みしょのねこごや

Diary - 2018年3月

父が死んでいた。

明確な宗教規準を持たず,しかも色々なことをまず批判的に検討してしまう習性がある僕は,血縁や婚姻に基づく家庭の概念についてよく理解していない。したがって,父の死そのものをどう位置づけて良いのかよくわからずにいる。その上,Italia に住んでいるという物理的距離,父との最後の会話すら思い出せないような心理的距離もあるのか,死自体にあまり実感が無い。とは言っても,これは(帰省中に死んだので通夜にも葬儀にも出席した)祖父の死と同様なので,そもそも実家を出て遠くに転居した時点で,家族というのは僕にとっては既に死んでしまった存在なのかもしれない。

ちょうど木曜日から 2 週間 vacation ということになっていた。土曜日の午後,家でだらだらしているときにその報せを受けた。Padova から大分への航空便を調べたけれど,葬儀に間に合わないことは確実だったので,すぐの訪日はしないことにして,予定通りの vacation を過ごすことにした。これはとても幸いなことで,たとえばこれがギリギリで通夜に間に合うとかだったら,行っても行かなくてもその選択について悩んだのだろう。というわけでいまは Bologna でこれを書いている。当初から 4 月に佐伯に行くことは予定していたので,ちょうど四十九日がそのあたりになりそうであるし,その後の訪韓・帰国の予定を再調整して,相続とか家とかの問題を処理していくのだろう。

死んでしまった人間のことはあれこれ考えても仕方がない。というかそういうことは後から自然と思い出されるに任せればよくて,とりあえずは生きている人間のことを考えるのがいい。そうなるとまずは SRRS,ということで夏目の scale で計算してみると,ただでさえ引っ越しで負荷がかかっているのに親族の死が加わってついに 317 点となってしまい,今後半年の間は完全に危険域に入ることとなった。点数はともかく,これらの諸事象は慢性的・無意識的に心身への負荷となる,ということをはっきりと経験的に理解しているので,これは大変なことになった,という感じである。まあそれでも,距離の離れている(しかも家庭の概念を理解していない程度の関心しかない)僕はまだ負荷が低いのかもしれない。母も妹も弟もたぶん通常の感受性と価値観を持った人間なので,ちょっと保守作業が必要かなぁという感じがしている。

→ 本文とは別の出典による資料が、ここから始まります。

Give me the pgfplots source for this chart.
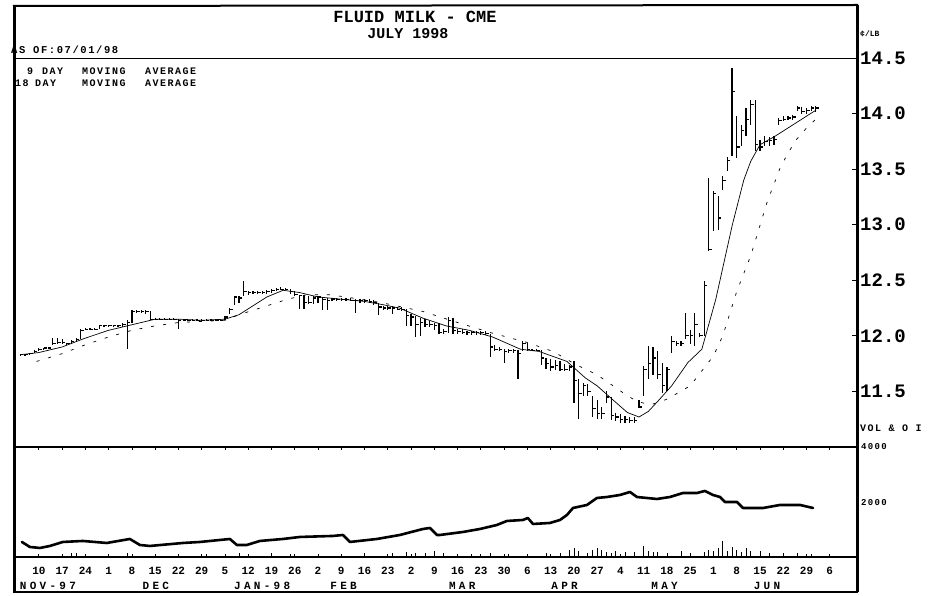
\documentclass[border=0pt]{standalone}
\usepackage{pgfplots}
\pgfplotsset{compat=1.18}
\usepackage{pgfplotstable}
\usepackage{fontspec}
\setmainfont{Liberation Mono}
\newfontfamily\wideB[LetterSpace=15]{Liberation Mono}
\newfontfamily\wideA[LetterSpace=30]{Liberation Mono}

\pgfdeclareplotmark{closetick}{\pgfpathmoveto{\pgfpointorigin}\pgfpathlineto{\pgfpoint{3pt}{0pt}}\pgfusepathqstroke}

\pgfplotstableread{
x h l c
-0.8 11.84 11.82 11.83
-0.6 11.84 11.82 11.83
-0.4 11.85 11.83 11.84
-0.2 11.87 11.85 11.86
0.0 11.89 11.86 11.88
0.2 11.89 11.87 11.89
0.4 11.90 11.88 11.89
0.6 11.98 11.92 11.93
0.8 11.98 11.93 11.94
1.0 11.97 11.93 11.94
1.2 11.94 11.92 11.93
1.4 11.96 11.93 11.95
1.6 11.98 11.95 11.97
1.8 12.06 11.97 12.05
2.0 12.07 12.05 12.06
2.2 12.07 12.05 12.06
2.4 12.07 12.05 12.06
2.6 12.09 12.06 12.09
2.8 12.10 12.08 12.09
3.0 12.10 12.08 12.09
3.2 12.10 12.08 12.09
3.4 12.10 12.08 12.09
3.6 12.12 12.08 12.10
3.8 12.14 11.88 12.12
4.0 12.23 12.12 12.22
4.2 12.23 12.21 12.22
4.4 12.23 12.21 12.22
4.6 12.23 12.20 12.22
4.8 12.22 12.14 12.15
5.0 12.16 12.14 12.15
5.2 12.16 12.14 12.15
5.4 12.16 12.14 12.15
5.6 12.16 12.14 12.15
5.8 12.16 12.14 12.15
6.0 12.15 12.06 12.14
6.2 12.15 12.13 12.14
6.4 12.15 12.13 12.14
6.6 12.15 12.13 12.14
6.8 12.15 12.13 12.14
7.0 12.15 12.13 12.14
7.2 12.15 12.13 12.14
7.4 12.15 12.13 12.14
7.6 12.15 12.13 12.14
7.8 12.15 12.13 12.14
8.0 12.18 12.14 12.17
8.2 12.25 12.20 12.24
8.4 12.36 12.28 12.35
8.6 12.36 12.30 12.34
8.8 12.49 12.36 12.40
9.0 12.40 12.37 12.39
9.2 12.40 12.38 12.39
9.4 12.40 12.38 12.39
9.6 12.40 12.38 12.39
9.8 12.41 12.38 12.40
10.0 12.42 12.39 12.41
10.2 12.43 12.40 12.42
10.4 12.44 12.41 12.42
10.6 12.43 12.41 12.42
10.8 12.42 12.38 12.40
11.0 12.40 12.36 12.37
11.2 12.37 12.24 12.36
11.4 12.37 12.24 12.30
11.6 12.36 12.29 12.30
11.8 12.36 12.29 12.34
12.0 12.36 12.30 12.35
12.2 12.35 12.23 12.33
12.4 12.34 12.23 12.32
12.6 12.34 12.31 12.33
12.8 12.34 12.31 12.33
13.0 12.34 12.31 12.33
13.2 12.34 12.31 12.33
13.4 12.34 12.31 12.32
13.6 12.33 12.21 12.32
13.8 12.33 12.30 12.32
14.0 12.33 12.30 12.32
14.2 12.33 12.30 12.31
14.4 12.32 12.28 12.30
14.6 12.30 12.19 12.26
14.8 12.27 12.23 12.25
15.0 12.27 12.23 12.25
15.2 12.27 12.20 12.25
15.4 12.26 12.23 12.24
15.6 12.26 12.22 12.24
15.8 12.24 12.09 12.18
16.0 12.20 12.09 12.17
16.2 12.18 11.99 12.10
16.4 12.16 12.00 12.12
16.6 12.15 12.08 12.10
16.8 12.13 12.08 12.10
17.0 12.12 12.05 12.09
17.2 12.12 12.02 12.03
17.4 12.06 12.02 12.04
17.6 12.17 12.03 12.14
17.8 12.16 12.02 12.05
18.0 12.06 12.02 12.04
18.2 12.06 12.02 12.03
18.4 12.04 12.01 12.03
18.6 12.04 12.01 12.03
18.8 12.04 12.01 12.03
19.0 12.04 12.01 12.03
19.2 12.04 12.01 12.02
19.4 12.02 11.81 11.90
19.6 11.92 11.86 11.88
19.8 11.90 11.86 11.88
20.0 11.88 11.76 11.86
20.2 11.88 11.85 11.87
20.4 11.88 11.85 11.87
20.6 11.87 11.61 11.84
20.8 11.95 11.86 11.93
21.0 11.94 11.86 11.88
21.2 11.88 11.86 11.87
21.4 11.88 11.86 11.87
21.6 11.87 11.74 11.80
21.8 11.80 11.70 11.75
22.0 11.79 11.68 11.72
22.2 11.78 11.69 11.73
22.4 11.77 11.68 11.70
22.6 11.75 11.68 11.70
22.8 11.74 11.68 11.72
23.0 11.77 11.40 11.60
23.2 11.61 11.25 11.48
23.4 11.58 11.46 11.55
23.6 11.57 11.46 11.50
23.8 11.46 11.27 11.35
24.0 11.42 11.25 11.30
24.2 11.36 11.25 11.30
24.4 11.50 11.40 11.45
24.6 11.45 11.24 11.28
24.8 11.31 11.23 11.27
25.0 11.30 11.22 11.25
25.2 11.28 11.22 11.25
25.4 11.27 11.22 11.24
25.6 11.27 11.22 11.24
25.8 11.42 11.35 11.36
26.0 11.73 11.46 11.70
26.2 11.91 11.61 11.75
26.4 11.90 11.65 11.80
26.6 11.86 11.61 11.65
26.8 11.76 11.49 11.55
27.0 11.72 11.50 11.70
27.2 12.00 11.85 11.95
27.4 11.95 11.91 11.93
27.6 11.95 11.91 11.93
27.8 12.21 11.97 12.00
28.0 12.05 11.93 12.00
28.2 12.21 11.91 12.10
28.4 12.03 11.99 12.00
28.6 12.49 12.00 12.45
28.8 13.42 12.76 12.78
29.0 13.30 12.94 13.28
29.2 13.26 12.95 13.06
29.4 13.44 13.31 13.40
29.6 13.61 13.48 13.58
29.8 14.41 13.62 14.20
30.0 13.98 13.60 13.70
30.2 13.90 13.71 13.85
30.4 14.05 13.80 13.95
30.6 14.12 13.90 14.08
30.8 14.12 13.66 13.72
31.0 13.76 13.66 13.70
31.2 13.80 13.71 13.75
31.4 13.79 13.71 13.76
31.6 13.80 13.72 13.77
31.8 13.96 13.90 13.94
32.0 13.98 13.93 13.95
32.2 13.98 13.94 13.96
32.4 13.99 13.94 13.97
32.6 14.07 14.02 14.05
32.8 14.06 14.00 14.02
33.0 14.05 14.00 14.03
33.2 14.07 14.02 14.05
33.4 14.07 14.01 14.05
}\pricedata

\pgfplotstableread{
x ma
-0.8 11.83
0.0 11.85
1.0 11.90
2.0 11.98
3.0 12.05
4.0 12.10
5.0 12.15
6.0 12.15
7.0 12.14
8.0 12.15
8.6 12.19
9.2 12.27
9.8 12.35
10.5 12.41
11.2 12.39
12.0 12.35
13.0 12.33
14.0 12.31
14.8 12.28
15.5 12.25
16.5 12.16
17.5 12.09
18.5 12.05
19.5 11.99
20.7 11.88
21.5 11.86
22.7 11.77
23.5 11.62
24.0 11.55
24.7 11.42
25.3 11.31
25.8 11.27
26.2 11.32
26.6 11.41
27.2 11.55
27.9 11.76
28.5 11.88
29.1 12.33
29.8 12.99
30.3 13.40
30.6 13.57
31.0 13.72
31.6 13.79
32.2 13.87
32.8 13.95
33.4 14.03
}\manine

\pgfplotstableread{
x ma
-0.1 11.77
1.0 11.84
2.0 11.92
3.0 11.99
4.0 12.05
5.0 12.09
6.0 12.12
7.0 12.13
8.0 12.14
8.6 12.19
9.8 12.27
10.7 12.33
11.5 12.37
12.5 12.37
13.5 12.34
14.7 12.30
16.5 12.22
18.0 12.12
19.4 12.03
21.0 11.94
22.1 11.86
23.1 11.74
24.0 11.65
25.1 11.49
25.7 11.41
26.3 11.38
27.0 11.43
28.0 11.55
29.0 11.82
29.4 12.00
30.0 12.40
30.6 12.72
31.3 13.20
31.9 13.53
32.5 13.75
33.0 13.87
33.4 13.95
}\maeighteen

\pgfplotstableread{
x oi
-0.73 607
-0.39 429
0.04 393
0.47 464
1.03 607
1.89 643
2.92 571
3.91 714
4.34 500
4.77 464
6.19 571
6.92 607
8.21 714
8.51 500
8.94 500
9.50 643
10.49 714
11.22 786
12.64 822
13.07 857
13.37 607
14.53 714
15.52 857
16.51 1071
16.81 1107
17.11 857
17.24 857
18.23 964
18.96 1071
19.69 1214
20.12 1357
20.81 1393
21.02 1464
21.24 1250
21.97 1286
22.40 1393
22.70 1571
22.96 1821
23.56 1929
23.99 2179
24.42 2214
24.98 2286
25.41 2393
25.71 2214
26.57 2143
27.13 2214
27.69 2357
28.29 2357
28.63 2429
28.98 2286
29.28 2214
29.49 2036
30.01 2036
30.27 1821
31.13 1821
31.86 1929
32.72 1929
33.28 1821
}\oidata

\pgfplotstableread{
x v
1.4 230
1.6 200
3.0 180
3.8 200
7.2 160
8.6 230
10.0 200
10.8 180
12.0 150
14.0 200
15.2 220
15.8 250
16.2 220
16.6 230
17.0 270
17.4 200
18.6 160
19.4 200
20.2 180
21.8 230
22.4 220
22.8 330
23.0 380
23.2 300
23.6 200
23.8 330
24.0 380
24.2 330
24.4 250
24.6 220
24.8 300
25.2 250
25.6 250
26.0 460
26.2 300
26.4 260
26.6 250
27.0 230
27.6 280
28.0 200
28.6 250
28.8 330
29.0 300
29.2 380
29.4 640
29.6 300
29.8 420
30.0 330
30.2 250
30.4 390
30.6 300
31.0 280
31.4 220
32.0 200
32.6 200
33.2 180
}\voldata

\begin{document}
\begin{tikzpicture}[x=1pt,y=1pt]
\useasboundingbox (0,0) rectangle (948,595);

% price panel
\begin{axis}[
  at={(14pt,148pt)}, anchor=south west, scale only axis,
  width=843pt, height=389pt,
  xmin=-1.07, xmax=35.17, ymin=11.0, ymax=14.5,
  axis line style={draw=none},
  xtick=\empty,
  ytick={11.5,12,12.5,13,13.5,14,14.5},
  ytick pos=right, yticklabel pos=right,
  tick align=inside, major tick length=5pt,
  tick style={black, line width=0.8pt},
  yticklabel style={anchor=west, inner sep=0pt, xshift=3pt,
    font=\bfseries\fontsize{19}{19}\selectfont},
  /pgf/number format/.cd, fixed, fixed zerofill, precision=1, assume math mode=true,
]
\addplot[black, line width=0.7pt] table[x=x,y=ma] {\manine};
\addplot[black, line width=0.7pt, dash pattern=on 3pt off 9pt] table[x=x,y=ma] {\maeighteen};
\addplot[black, line width=1.2pt, only marks, mark=closetick,
  mark options={line width=1.2pt},
  error bars/.cd, y dir=both, y explicit, error mark=none,
  error bar style={line width=1.2pt}]
  table[x=x, y=c, y error plus expr=\thisrow{h}-\thisrow{c}, y error minus expr=\thisrow{c}-\thisrow{l}] {\pricedata};
\end{axis}

% volume / open interest panel
\begin{axis}[
  at={(14pt,38pt)}, anchor=south west, scale only axis,
  width=843pt, height=110pt,
  xmin=-1.07, xmax=35.17, ymin=70, ymax=4000,
  axis line style={draw=none},
  xtick={0,...,34},
  xticklabels={10,17,24,1,8,15,22,29,5,12,19,26,2,9,16,23,2,9,16,23,30,6,13,20,27,4,11,18,25,1,8,15,22,29,6},
  xtick pos=both,
  tick align=inside, major tick length=3pt,
  tick style={black, line width=0.8pt},
  xticklabel style={anchor=base, inner sep=0pt, yshift=-17pt,
    font=\bfseries\fontsize{11}{11}\selectfont},
  extra x ticks={0.39,5.03,9.6,13.1,18.2,22.6,26.9,31.3},
  extra x tick labels={NOV-97,DEC,JAN-98,FEB,MAR,APR,MAY,JUN},
  extra x tick style={major tick length=0pt,
    xticklabel style={yshift=-15pt, font=\wideA\bfseries\fontsize{11}{11}\selectfont}},
  ytick=\empty,
  extra y ticks={2000,4000},
  extra y tick labels={2000,4000},
  extra y tick style={major tick length=0pt},
  ytick pos=right, yticklabel pos=right,
  yticklabel style={anchor=west, inner sep=0pt, xshift=4pt,
    font=\wideB\bfseries\fontsize{9}{9}\selectfont},
]
\addplot[ycomb, black, line width=0.8pt] table[x=x,y=v] {\voldata};
\addplot[black, line width=2.6pt, line join=round, line cap=round] table[x=x,y=oi] {\oidata};
\end{axis}

% frame and panel rules
\draw[line width=3pt] (14,3) -- (14,589);
\draw[line width=3pt] (857,3) -- (857,590);
\draw[line width=2pt] (13,589) -- (858,590);
\draw[line width=2.5pt] (13,3) -- (858,3);
\draw[line width=0.8pt] (14,537) -- (857,537);
\draw[line width=1.4pt] (14,148) -- (857,148);
\draw[line width=1.3pt] (14,38) -- (857,38);

% texts
\node[font=\bfseries\fontsize{17}{17}\selectfont] at (415,578) {FLUID MILK - CME};
\node[font=\bfseries\fontsize{15}{15}\selectfont] at (408,561) {JULY 1998};
\node[anchor=west, inner sep=0pt, font=\wideB\bfseries\fontsize{10.5}{10.5}\selectfont] at (11,545) {AS OF:07/01/98};
\begin{scope}[every node/.style={anchor=west, inner sep=0pt, font=\wideB\bfseries\fontsize{10}{10}\selectfont}]
\node at (27,524) {9};
\node at (42,524) {DAY};
\node at (82,524) {MOVING};
\node at (145,524) {AVERAGE};
\node at (15,512) {18};
\node at (35,512) {DAY};
\node at (82,512) {MOVING};
\node at (145,512) {AVERAGE};
\end{scope}
\node[anchor=west, inner sep=0pt, font=\bfseries\fontsize{8}{8}\selectfont] at (860,561) {¢/LB};
\node[anchor=west, inner sep=0pt, font=\wideB\bfseries\fontsize{10}{10}\selectfont] at (860,167) {VOL \& O I};
\end{tikzpicture}
\end{document}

結局のところ,自分の機嫌は自分でなんとかするしかないし,自分の精神状態は自分で調整するしかない。躁鬱病と酒依存をこじらせて死んでしまった父を鑑みても,過去の自分の経験を省みても,その結局をやっていくしかない。というわけで母も姉弟も各位なんとかやっていってほしいなあぐらいの感じである。

こういうときは,原因がハッキリしているときはそれを取り除き,あるいは(半年前の家探しのときに家が見つからなければ退職すると決めたように)ものごとの deadline を設けて原因を有限期間に縮小したりする。原因を取り除けないのであれば精神科で精神安定剤を処方してもらって脳機能を縮小するのが手頃だろう。処置に失敗したときには死あるいはそれに類するものに至る,というのは,脳卒中とか心臓病と似たようなものなので,まあ当然のことである。10 年前に鬱病になる以前は,そういったことを理解していなかったので,例えば飲酒前後の(化学的な)気分の変化を普段の(精神的な)気分の変化と峻別できなかったために今から思えば相当不安定だったけれども,一度やった後はそういうことも少なくなった気がする。少なくとも,一ヶ月規模の鬱状態というのは,昨年秋のものが 10 年ぶりだったはずだ。そして,300 点を超えたことで,まあ一年以内には再び似たような状況に陥るのだろう。やっていくしかない感が極まってきている。睡眠薬はともかく,精神安定剤を自己判断で飲むのはさすがに難しいので,こっちで精神科の準備をしておいたほうがいいのかもしれない……。

しかしこの日記もなかなかいい精神安定法になっている。17 年前に書き始めたときには思いもよらなかったけれど,public な日記というのは便利なものだ。"homepage" というのも同様に,18 年間存続したのだから今後も死ぬまで有るんじゃないか,ぐらいの落ち着きがある。SNS みたいな揮発性の高いものが主流になってしまったのは色々と損失だったんじゃないかなあ。


あともう一つは,生きる動機みたいなものも自分でなんとか用意するしかなくて,そういう意味で,退職した後に何をするかというのは現代日本人の大きな問題なんじゃないかという気がしている。旧民法の家制度がなくなってしまっただけでなく,血縁を前提にした家族というのも移動と長寿と都心集中のせいで非現実的になってしまい,家族の概念を代替する何かがまだ用意できていない。原発も鉄道も年金も素材産業も官僚機構も綻びがはっきりしてきた国において,人の一生もやはり綻んでいたのだな,と感じている。